The IMF alone withdrew a balance-of-payments support package worth US$193 million, influencing several other multilateral and bilateral donors to similarly cut off aid to the country last year.

Unable to access cru-cial international funding, the economy has been in free-fall since, experiencing acute shortages of most imported products such as power and fuel which were rationed throughout 2004.

It declined by minus 4,2% last year, while the budget deficit ballooned to 23% from a projected 3,8%.

The sectoral slump was even worse. The manufacturing sector declined by 10,5%, tourism 16% and mining 14% in the four years since 2000.

Agriculture, once the mainstay of the economy, managed to claw back, growing by 3% last year, but not enough to stabilise the economy.

It is against this background that Gido and other Zimbabwean entrepreneurs are finding it increasingly difficult to keep their businesses afloat, let alone pursue expansion plans, however viable.

The Confederation of Zimbabwe Industries (CZI), the country’s main business representative body, says more than 800 companies in the manufacturing sector alone closed shop last year because of the unstable macro-economic situation, particularly shortage of foreign currency.

“Several companies have informed us that they are closing down for good or will re-open when the situation gets back to normal, but if things do not improve, even more companies will be forced to close their businesses,” a CZI business development manager told the Zimbabwe Independent.

“The issue of foreign currency needs to be addressed urgently. Companies do not have the money to import raw materials, so they are having to close their businesses,” he said.

A survey carried out by the CZI last year indicated most of its members were operating at a maximum of 50% of capacity due to myriad difficulties businesses faced in the country.

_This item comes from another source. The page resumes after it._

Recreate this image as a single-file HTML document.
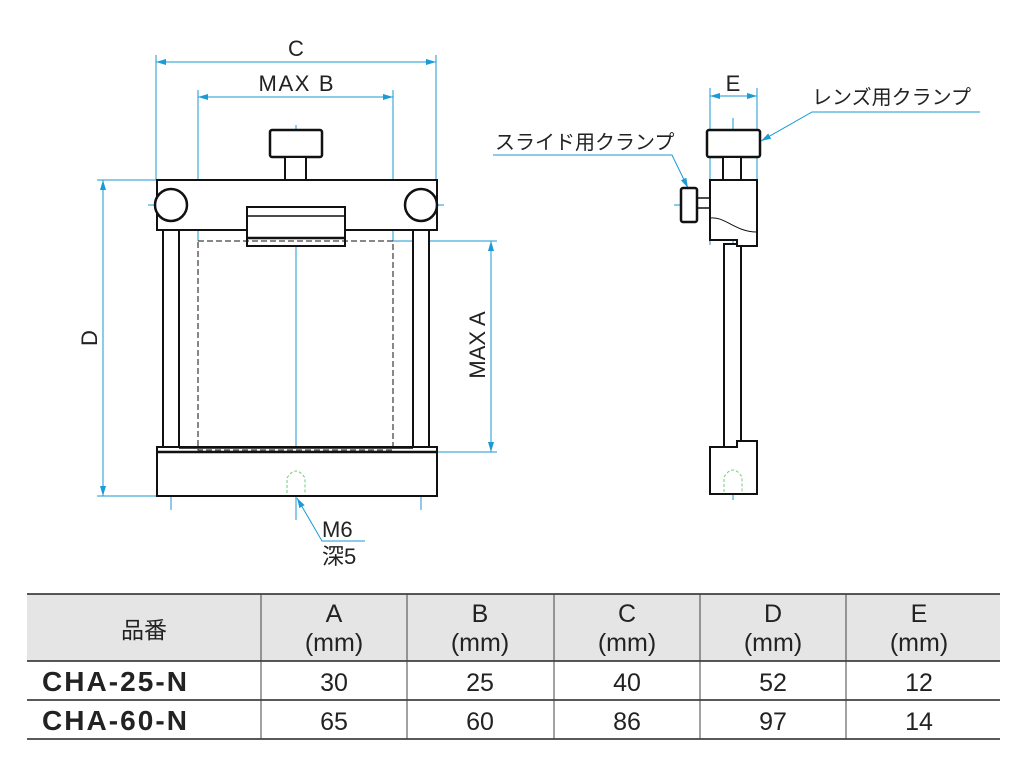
<!DOCTYPE html>
<html><head><meta charset="utf-8"><style>
body{margin:0;background:#fff}
svg{display:block}
text{font-family:"Liberation Sans","Noto Sans CJK JP",sans-serif;fill:#222}
</style></head><body>
<svg width="1027" height="772" viewBox="0 0 1027 772" xmlns="http://www.w3.org/2000/svg">
<defs>
<marker id="a" viewBox="0 0 10 6" refX="10" refY="3" markerWidth="10" markerHeight="6" orient="auto-start-reverse" markerUnits="userSpaceOnUse"><path d="M0,0 L10,3 L0,6 z" fill="#1a9ad6"/></marker>
</defs>
<g stroke="#1a9ad6" stroke-width="1" fill="none">
<line x1="156" y1="55" x2="156" y2="180"/><line x1="436" y1="55" x2="436" y2="180"/>
<line x1="198" y1="90" x2="198" y2="241"/><line x1="393" y1="90" x2="393" y2="241"/>
<line x1="156" y1="62" x2="436" y2="62" marker-start="url(#a)" marker-end="url(#a)"/>
<line x1="198" y1="97" x2="393" y2="97" marker-start="url(#a)" marker-end="url(#a)"/>
<line x1="97" y1="180" x2="156" y2="180"/><line x1="97" y1="496" x2="156" y2="496"/>
<line x1="103" y1="180" x2="103" y2="496" marker-start="url(#a)" marker-end="url(#a)"/>
<line x1="393" y1="241" x2="497" y2="241"/><line x1="393" y1="452" x2="497" y2="452"/>
<line x1="491" y1="241" x2="491" y2="452" marker-start="url(#a)" marker-end="url(#a)"/>
<line x1="296" y1="125" x2="296" y2="520"/>
<line x1="171" y1="195" x2="171" y2="510" stroke-dasharray="30 4 3 4"/>
<line x1="421" y1="195" x2="421" y2="510" stroke-dasharray="30 4 3 4"/>
<line x1="148" y1="205" x2="194" y2="205"/><line x1="398" y1="205" x2="444" y2="205"/>
<polyline points="365,541 322,541 297,498" marker-end="url(#a)"/>
<line x1="710" y1="88" x2="710" y2="245"/><line x1="757" y1="88" x2="757" y2="245"/>
<line x1="710" y1="96" x2="757" y2="96" marker-start="url(#a)" marker-end="url(#a)"/>
<line x1="733" y1="118" x2="733" y2="500"/>
<line x1="674" y1="205" x2="718" y2="205"/>
<polyline points="980,112 812,112 761,141" marker-end="url(#a)"/>
<polyline points="493,155 672,155 688,188" marker-end="url(#a)"/>
</g>
<g stroke="#111" fill="#fff" stroke-width="2">
<rect x="270" y="130" width="52" height="27" rx="2" stroke-width="2.5"/>
<rect x="285" y="157" width="21" height="23"/>
<rect x="163" y="230" width="16" height="222"/>
<rect x="413" y="230" width="16" height="222"/>
<rect x="157" y="180" width="280" height="50"/>
<circle cx="171" cy="205" r="16" stroke-width="2.5"/>
<circle cx="421" cy="205" r="16" stroke-width="2.5"/>
<rect x="247" y="207" width="98" height="39"/>
<line x1="247" y1="216" x2="345" y2="216" stroke-width="1.5"/>
<line x1="247" y1="238" x2="345" y2="238" stroke-width="2.5"/>
<rect x="157" y="447" width="280" height="49"/>
<line x1="157" y1="452" x2="437" y2="452" stroke-width="2.5"/>
<line x1="179" y1="448" x2="413" y2="448" stroke-width="1.5"/>
<rect x="707" y="130" width="53" height="27" rx="2" stroke-width="2.5"/>
<rect x="723" y="157" width="18" height="23"/>
<rect x="697" y="198" width="13" height="10" stroke-width="1.5"/>
<rect x="681" y="188" width="16" height="34" rx="2" stroke-width="2.5"/>
<rect x="724" y="244" width="17" height="205"/>
<path d="M710,180 H757 V246 H737 V240 H710 Z"/>
<path d="M710,447 H724 V447 H737 V441 H757 V494 H710 Z"/>
<path d="M710,218 C725,216 735,232 757,232" fill="none" stroke-width="1"/>
</g>
<g stroke="#111" fill="none" stroke-width="1" stroke-dasharray="6 3">
<rect x="198" y="241" width="195" height="209"/>
</g>
<g stroke="#7c7" fill="none" stroke-width="1" stroke-dasharray="3 2">
<path d="M287,493 V478 Q296,464 305,478 V493"/>
<path d="M724,492 V477 Q733,463 742,477 V492"/>
</g>
<g font-size="22">
<text x="296" y="56" text-anchor="middle">C</text>
<text x="296" y="91" text-anchor="middle" textLength="75">MAX B</text>
<text transform="translate(97,338) rotate(-90)" text-anchor="middle">D</text>
<text transform="translate(485,345) rotate(-90)" text-anchor="middle">MAX A</text>
<text x="733" y="91" text-anchor="middle">E</text>
<text x="322" y="537">M6</text>
<text x="322" y="564">深5</text>
<text x="812" y="104" font-size="20">レンズ用クランプ</text>
<text x="495" y="149" font-size="20">スライド用クランプ</text>
</g>
<rect x="27" y="594" width="973" height="67" fill="#e5e5e5"/>
<g stroke="#222" stroke-width="1.5">
<line x1="27" y1="594" x2="1000" y2="594"/>
<line x1="27" y1="661" x2="1000" y2="661"/>
<line x1="27" y1="700" x2="1000" y2="700"/>
<line x1="27" y1="739" x2="1000" y2="739"/>
</g>
<g stroke="#444" stroke-width="1">
<line x1="261" y1="594" x2="261" y2="739"/><line x1="407" y1="594" x2="407" y2="739"/>
<line x1="554" y1="594" x2="554" y2="739"/><line x1="700" y1="594" x2="700" y2="739"/>
<line x1="846" y1="594" x2="846" y2="739"/>
</g>
<g font-size="25" text-anchor="middle">
<text x="144" y="638" font-size="23">品番</text>
<text x="334" y="622">A</text><text x="334" y="651">(mm)</text>
<text x="480" y="622">B</text><text x="480" y="651">(mm)</text>
<text x="627" y="622">C</text><text x="627" y="651">(mm)</text>
<text x="773" y="622">D</text><text x="773" y="651">(mm)</text>
<text x="919" y="622">E</text><text x="919" y="651">(mm)</text>
<text x="334" y="691">30</text><text x="480" y="691">25</text><text x="627" y="691">40</text><text x="773" y="691">52</text><text x="919" y="691">12</text>
<text x="334" y="730">65</text><text x="480" y="730">60</text><text x="627" y="730">86</text><text x="773" y="730">97</text><text x="919" y="730">14</text>
</g>
<g font-size="28" font-weight="bold">
<text x="42" y="691" textLength="145">CHA-25-N</text>
<text x="42" y="730" textLength="145">CHA-60-N</text>
</g>
</svg>
</body></html>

Its counterpart, the Employers Confederation of Zimbabwe, says more than 60 000 jobs in the formal sector were lost in the first 10 months of last year, and expects the figure to be much higher this year.

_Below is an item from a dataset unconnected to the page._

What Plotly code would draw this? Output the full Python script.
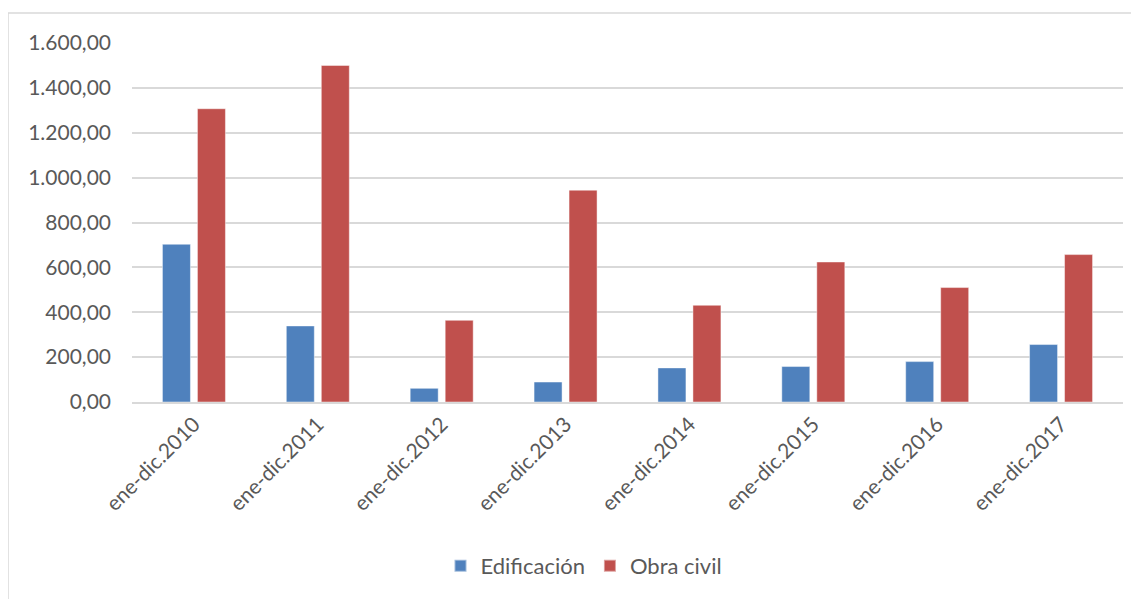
import plotly.graph_objects as go

categories = ["ene-dic.2010", "ene-dic.2011", "ene-dic.2012", "ene-dic.2013",
              "ene-dic.2014", "ene-dic.2015", "ene-dic.2016", "ene-dic.2017"]
edificacion = [703, 339, 61, 89, 152, 158, 180, 256]
obra_civil = [1307, 1500, 364, 944, 431, 624, 510, 657]
tick_vals = [0, 200, 400, 600, 800, 1000, 1200, 1400, 1600]
tick_text = ["0,00", "200,00", "400,00", "600,00", "800,00",
             "1.000,00", "1.200,00", "1.400,00", "1.600,00"]

FONT = "Lato"
TXT = "#595959"
GRID = "#D9D9D9"

fig = go.Figure()
fig.add_trace(go.Bar(name="Edificación", x=categories, y=edificacion,
                     marker=dict(color="#4F81BD", line=dict(color="rgba(255,255,255,0.45)", width=1))))
fig.add_trace(go.Bar(name="Obra civil", x=categories, y=obra_civil,
                     marker=dict(color="#C0504D", line=dict(color="rgba(255,255,255,0.45)", width=1))))

OFF = 8  # page body margin
W, H = 1131, 591
# target page pixel positions of plot area
PX0, PX1, PY0, PY1 = 132, 1123, 43, 402
L = PX0 - OFF
T = PY0 - OFF
R = W - (PX1 - OFF)
B = H - (PY1 - OFF)
pw, ph = PX1 - PX0, PY1 - PY0

def px(x):
    return (x - PX0) / pw

def py(y):
    return (PY1 - y) / ph

fig.update_layout(
    width=W, height=H,
    margin=dict(l=L, r=R, t=T, b=B, autoexpand=False),
    paper_bgcolor="white", plot_bgcolor="white",
    barmode="group", bargap=0.435, bargroupgap=0.2,
    font=dict(family=FONT, size=21, color=TXT),
    showlegend=True,
    legend=dict(orientation="h", xref="container", yref="container",
                x=(584 - OFF) / W, xanchor="center", y=1 - (566 - OFF) / H, yanchor="middle",
                font=dict(family=FONT, size=22, color=TXT),
                itemsizing="constant", traceorder="normal"),
    xaxis=dict(tickangle=-45, showgrid=False, showline=True, linecolor=GRID,
               linewidth=1.5, ticks="", tickfont=dict(family=FONT, size=21, color=TXT)),
    yaxis=dict(range=[0, 1600], tickvals=tick_vals, ticktext=tick_text,
               showgrid=True, gridcolor=GRID, gridwidth=1.5, zeroline=False,
               showline=False, ticks="", ticklabelstandoff=20,
               tickfont=dict(family=FONT, size=21, color=TXT)),
    shapes=[dict(type="rect", xref="paper", yref="paper",
                 x0=px(8), x1=px(1170), y0=py(640), y1=py(13),
                 line=dict(color=GRID, width=1.5), fillcolor="rgba(0,0,0,0)", layer="below")],
)

fig.write_html("out.html")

But the government, which is widely blamed for the economy’s troubles, says Zimbabwe’s difficulties are largely caused by external factors beyond its control, citing sanctions, inflation and low mineral prices, among others.

“A lot of inflation is not because of the goods we produce here. A lot of inflation is imported,” President Robert Mugabe told the nation recently.

He also blamed the economic crisis on low prices for Zimbabwe’s chief agricultural and mineral exports, and denied his government had mismanaged the economy.

“I know that there are areas where the government is being blamed for following wrong policies and that we are responsible for prices going up,” he said.

But critics of the government say top-level corruption in the public service and excessive state borrowing, among other factors, are chiefly responsible for the country’s economic ills.

Senior government officials allegedly siphoned billions of dollars from a state-owned oil company last year, while the cash-strapped administration is borrowing more than $2 billion a week on the local capital markets to finance its operations.

The government partly admits its rising domestic debt, estimated at more than $200 billion (US$4 billion), was crowding out the private sector from the capital markets and hardening interest rates.

“Government is increasingly spending beyond its means, for consumption, at the expense of capital investment,” opposition Movement for Democratic Change shadow finance minister Tendai Biti said in a critique of the 2005 budget in November.

Economists say they were pessimistic 2005 would be any better for the economy, unless the government restored links to international capital.

“Our long-term salvation lies in the government re-establishing contacts with the IMF, World Bank and other international financial players. We need their assistance desperately,” said a bank economist.